It's a rust program running in a custom kernel not a unikernal written in rust. Not sure how re-start qualify as autonomous. Looking at the source it does preserve the syscall instruction and addresses space separation so from a purist perspective it cannot qualify as a unikernal.
That it can recover by itself. It's a bit more than just 'auto-restart' (as mentioned in the article) since it's an entire vm that is restarting versus a process and it's not the same as restarting a linux vm.
Very. Back here in reality, we care about performance so much that we do not even close TCP connections needlessly. So we can support thousands of requests per second, not just... one per three seconds?
I can find few better way of discrediting unikernels than to claim this as their killer feature.
(The actual killer feature being their ability to reduce attack surface substantially by simply having fewer syscalls that can be abused.)
I'm not advocating every application should do this as evidenced that this is a toggable switch that's off by default and even by itself doesn't actually have this particular feature (I was forcibly stopping the app through the inline instructions.). Just that it can be done is a capability that some people are very interested in. There is a category of security products called 'moving target defense' that this capability fits into.

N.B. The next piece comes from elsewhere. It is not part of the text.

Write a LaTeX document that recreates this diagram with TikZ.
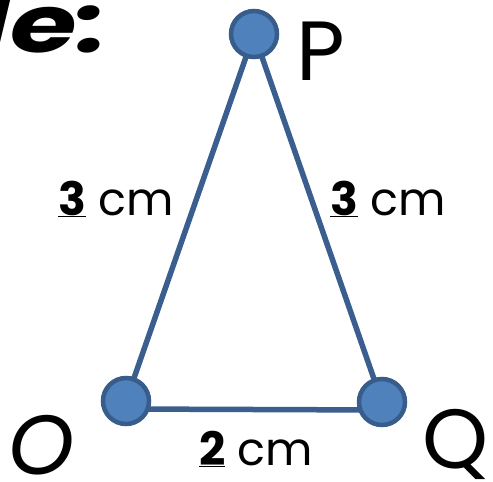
\documentclass[tikz,border=0pt]{standalone}
\usepackage{fontspec}
\setmainfont{Poppins}
\definecolor{ptfill}{HTML}{4F81BD}
\definecolor{ptedge}{HTML}{385D8A}
\definecolor{sidecol}{HTML}{3A5F8F}
\begin{document}
\begin{tikzpicture}[x=1pt,y=-1pt,
  pt/.style={circle,fill=ptfill,draw=ptedge,line width=4.5pt,minimum size=46pt,inner sep=0pt},
  side/.style={draw=sidecol,line width=5.5pt},
  lenlab/.style={inner sep=0pt,font=\fontsize{46}{54}\selectfont},
  vlab/.style={inner sep=0pt,font=\fontsize{84}{96}\selectfont}]
\useasboundingbox (0,0) rectangle (493,482);
\fill[white] (0,0) rectangle (493,482);
\coordinate (Pc) at (254,34);
\coordinate (Oc) at (126,401);
\coordinate (Qc) at (382,402);
\draw[side] (Pc) -- (Oc);
\draw[side] (Pc) -- (Qc);
\draw[side] ([yshift=-8pt]Oc) -- ([yshift=-8pt]Qc);
\node[pt] (P) at (Pc) {};
\node[pt] (O) at (Oc) {};
\node[pt] (Q) at (Qc) {};
\node[vlab,anchor=base west] (lP) at (296,80) {P};
\node[vlab,anchor=base west] (lO) at (8,474) {\textit{O}};
\node[vlab,anchor=base west] (lQ) at (422,468) {Q};
\node[lenlab,anchor=base west] (lOP) at (58,215) {\underline{\textbf{3}} cm};
\node[lenlab,anchor=base west] (lPQ) at (330,215) {\underline{\textbf{3}} cm};
\node[lenlab,anchor=base west] (lOQ) at (199,465) {\underline{\textbf{2}} cm};
\node[inner sep=0pt,anchor=base east,xscale=1.35,font=\fontsize{80}{90}\selectfont\bfseries\itshape] (title) at (108,52) {le:};
\end{tikzpicture}
\end{document}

As for the syscall/security argument I find that to be one of the weakest security arguments for unikernels. Fewer syscalls unfortunately leads to a much smaller set of applications that can be ran. Even trivial hello world style of apps can use north of 30-40 different types of syscalls. Not saying you should keep adding more but spending time trying to reduce what's there is kind of a non-starter if you want adoption.
> Even trivial hello world style of apps can use north of 30-40 different types of syscalls
I'd wager a lot of those are irrelevant in a unikernel world. Some of those might be dealing with ttys, or setting terminal attributes, or other needless things.
you're absolutely correct - in cases like that they become nops, however, if you don't have at least stubs you can't load unmodified software which imo is a imperative for any type of mass adoption
however, when we were adding support for various language runtimes I was surprised at how much (ab)use there was where certain calls were used in a very very different manner than what was intended - for instance one might wonder why we have limited pipe support if we don't have the notion of multiple processes - cause ruby uses it to communicate from the main vm thread to the user thread - it's little gems like this that you simply won't know until you try to support it
then there's the cases where you might support one type of syscall but there's another syscall exactly like it except it has one additional argument
I could see a lazy libc that elides syscalls until later in the evolution of a program so that the perf hit isn't paid until it is actually needed. Especially if you can detect when the program is finished, so the cleanup code can be skipped, destroying the entire execution environment. `fast_exit(42)`
I respect the developers at ScyllaDB (formerly Cloudius Systems) who created OSv quite a lot and find them very talented.
There are some fairly major technical differences on implementation that stem from both a different time period and (time/money) resource constraints, however, yes the end goals are fairly similar.
I'd say it's still a bit early to try and compare the two technically though since we have many architectural projects on our roadmap that are not yet in. I will say from a product/company standpoint we have paid kernel engineers working on this currently and some of our customers are extremely large organizations.
I know this is probably not the answer you were looking for but it's just kinda early to compare.
> Being able to reboot not just an application but an entire server in seconds in response to an attack is a killer feature of unikernels.
Rebooting an entire server "in seconds" sounds costly here. Maybe if it was more about some secure service being at risk of attack with backup Unikernels, this would make sense. 1-5 unikernels running on high load? The risk of unavailability is greater.
I'd accept this if it were a nanosecond or picosecond reboot. Seconds is too slow.